Taking Ownership of Undocumented Status in Popular Culture

Although immigration has always been a hotly contested topic in American politics, it has typically been marginalized by American popular culture. That is, until now. Jose Antonio Vargas is a Pulitzer prize-winning journalist – and technically, an undocumented resident of the United States. In 2011, he announced his undocumented status in an essay for New York Times Magazine, unashamed and hoping to encourage other undocumented immigrants to share their stories and make a difference. In this essay and since, he has affirmed his identity and status as completely American, except for the fact that he simply doesn’t “have the papers to show you.”

Vargas is, of course, not the first person of note to publicly reveal their undocumented status.

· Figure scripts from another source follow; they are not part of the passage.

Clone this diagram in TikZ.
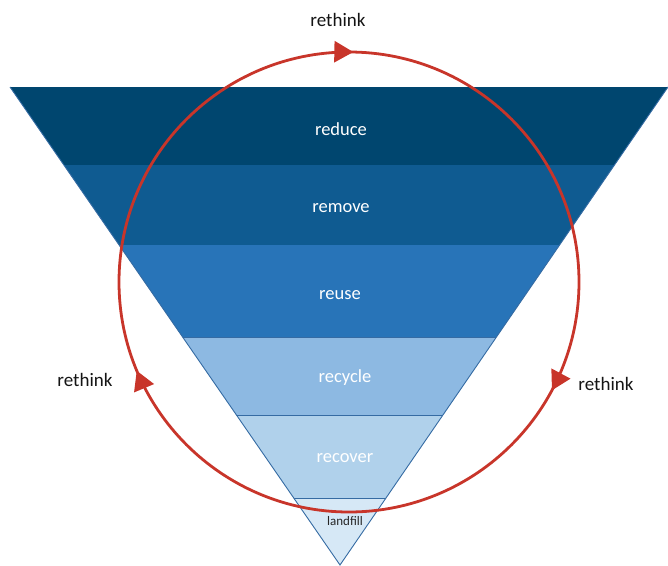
\documentclass[tikz,border=0pt]{standalone}
\usepackage{fontspec}
\setmainfont{Carlito}
\usetikzlibrary{arrows.meta,decorations.markings}

\definecolor{reducecol}{HTML}{00466F}
\definecolor{removecol}{HTML}{0F5B91}
\definecolor{reusecol}{HTML}{2874B8}
\definecolor{recyclecol}{HTML}{8DB9E2}
\definecolor{recovercol}{HTML}{B0D1EB}
\definecolor{landfillcol}{HTML}{D6E8F6}
\definecolor{edgecol}{HTML}{356BA3}
\definecolor{loopred}{HTML}{C8352A}

\tikzset{
  band label/.style={text=white,font=\fontsize{18.5}{21}\selectfont},
  small label/.style={text=black!85,font=\fontsize{13}{15}\selectfont},
  rethink label/.style={text=black!92,font=\fontsize{19}{22}\selectfont},
  band edge/.style={draw=edgecol,line width=0.9pt},
  looptip/.tip={Triangle[length=19pt,width=21pt]},
  loop arrow/.style={draw=loopred,line width=2.8pt,postaction=decorate,
    decoration={markings,
      mark=at position 0.253 with {\arrow{looptip}},
      mark=at position 0.578 with {\arrow{looptip}},
      mark=at position 0.937 with {\arrow{looptip}}}}
}

\begin{document}
\begin{tikzpicture}[x=1pt,y=-1pt]
\useasboundingbox (0,0) rectangle (668,565);

\coordinate (tl) at (10,87);
\coordinate (tr) at (668,87);
\coordinate (apex) at (340,565);

% funnel bands
\begin{scope}
  \clip (tl) -- (tr) -- (apex) -- cycle;
  \foreach \top/\bot/\col in {87/165/reducecol,165/245/removecol,245/337/reusecol,
      337/415/recyclecol,415/498/recovercol,498/566/landfillcol}
    \fill[\col] (0,\top) rectangle (668,\bot);
  \foreach \y in {337,415,498}
    \draw[band edge] (0,\y) -- (668,\y);
\end{scope}
\draw[band edge] (tl) -- (apex) -- (tr);

\node[band label] (reduce) at (341,129) {reduce};
\node[band label] (remove) at (341,208) {remove};
\node[band label] (reuse) at (340,295) {reuse};
\node[band label] (recycle) at (345,378) {recycle};
\node[band label] (recover) at (345,458) {recover};
\node[small label] (landfill) at (345,521) {landfill};

% rethink loop
\coordinate (loopc) at (349,282);
\draw[loop arrow] (loopc) ++(180:230pt) arc[start angle=180,end angle=-180,radius=230pt];

\node[rethink label] (rethinktop) at (338,20) {rethink};
\node[rethink label] (rethinkleft) at (85,380) {rethink};
\node[rethink label] (rethinkright) at (606,384) {rethink};
\end{tikzpicture}
\end{document}
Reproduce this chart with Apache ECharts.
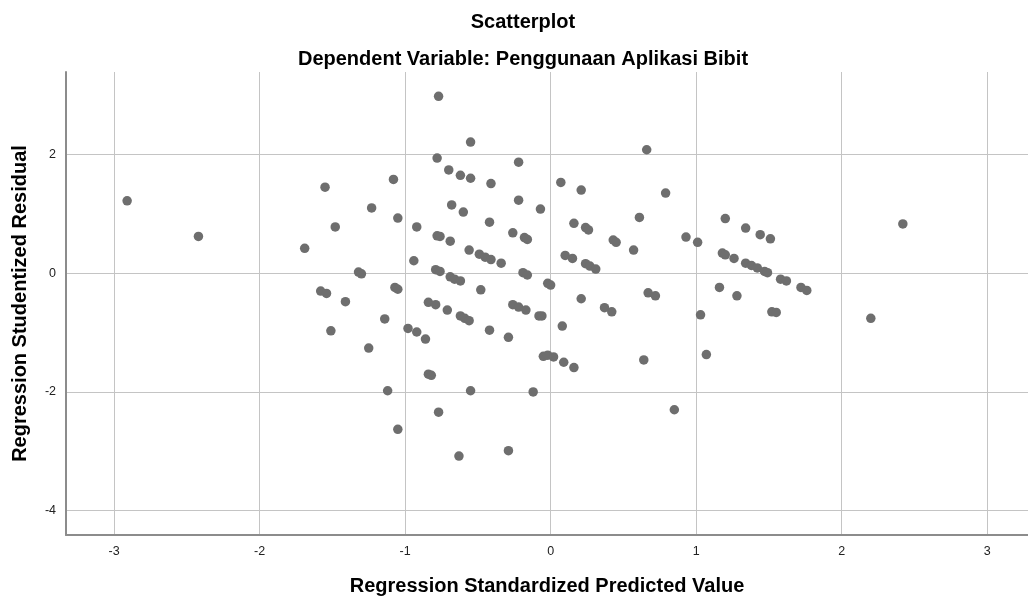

However, MTV, a popular music television network and icon of popular culture among American teenagers, has changed up the storyline a bit – they have reported on Vargas and his story, including his plea that the current presidential candidates fully address the extremely important issue of immigration. He acknowledges that he does not have the right to vote in this country and endorses neither candidate in particular over the other, instead choosing to point out what he views as weaknesses in both – Vargas rails against Romney’s immigration rhetoric, specifically his continued use of the terms “illegal aliens” and “illegals,” which he feels demoralize and misrepresent a large group of American society, and he is skeptical of Obama’s questionably high numbers of deportation during his first term.

In an article on MTV News, Vargas stresses the importance of voting, especially in immigration and/or underrepresented communities, and he hopes that everyone can recognize this importance, reminding readers that voting is a “privilege, a right, and a responsibility.” It is rare to see such a strong endorsement of voting unaccompanied by an endorsement of a particular party or side of an issue. Although Vargas is, of course, pro-immigration, more than anything he wants everyone to understand the importance and the prevalence of the issue of immigration in this country. He reminds everyone that undocumented residents are omnipresent in everyones’ lives – members of everyones’ communities, churches, schools, and more.

Not only does Vargas himself stress the importance of voting and being aware of the immigration issue, the article written by MTV News clearly supports this viewpoint. In recent years, specifically in the 2008 election of Obama, young people have had higher voting turnouts, and celebrities have taken the opportunity to publicly encourage everyone to vote and get involved. However, MTV’s support and dissemination of Vargas’ ideals also seems to be an endorsement and a belief in the importance of the issue of immigration. This is intriguing and has not been seen in past years. Will Obama and Romney be able to satisfy Vargas and MTV, or will they continue to leave Americans skeptical?